In times of uncertainty, you need a skilled advocate who can take care of all the legal details and make sure your best interests are fought for throughout every step of your case. At Ross Moore II, P.C., that is just the kind of representation we provide. Our Atlanta personal injury attoneys are dedicated to our clients and take the time to understand their case inside and out before fighting for compensation that will meet their needs. Due to our experience, meticulous case preparation, and determination, our Atlanta personal injury lawyer has recovered millions of dollars in verdicts and settlements on behalf of our clients.
STATUTE OF LIMITATIONS FOR PERSONAL INJURY CASES IN GEORGIA:
In the state of Georgia, individuals have two years to file a lawsuit against the person or entity that is responsible for their injury. This timeframe is known as the statute of limitations, and if the deadline is missed, it’s very likely that the state court will dismiss your case. At Ross Moore II, P.C., we work to take immediate action in building the best possible case on your behalf.
PERSONAL INJURY FAQ:
What should I do if the insurance company offers me a settlement?

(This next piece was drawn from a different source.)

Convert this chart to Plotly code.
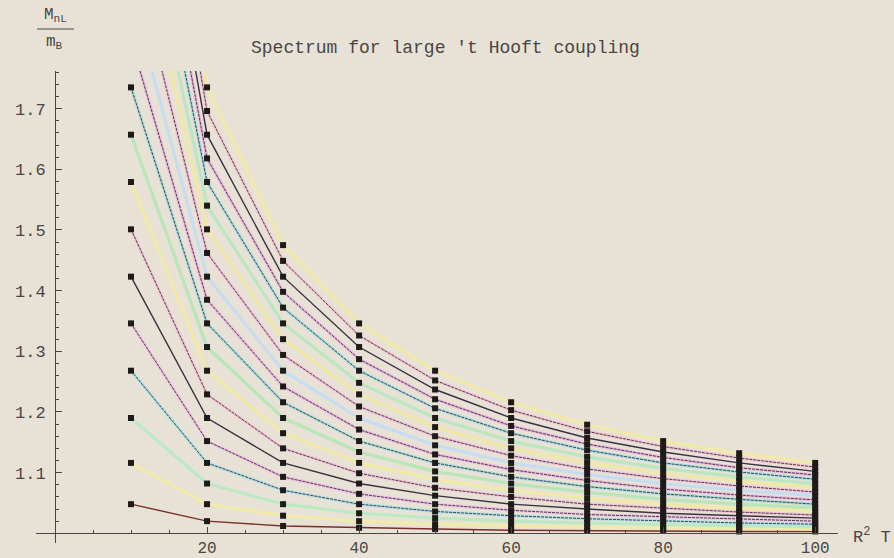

- Before making any decisions about whether or not you want to accept a settlement, you should always consult with a professional injury lawyer to ensure that all expenses are being taken into account in regards to your injury. We can also help you determine the financial value of non-monetary damages such as pain and suffering. Don’t settle with the insurance company on your own! We can help.
Does Georgia place damage caps on personal injury compensation?
- No. Unlike other states, Georgia ruled damage caps (placing limitations on how much you can be compensated for certain types of losses) unconstitutional.
What is Georgia’s Comparative Fault Rule?
- “Comparative fault” is a statute which allows for courts to lower the amount of compensation your are eligible to receive if you are found to be in any way responsible for causing an accident, even if it is only partial fault.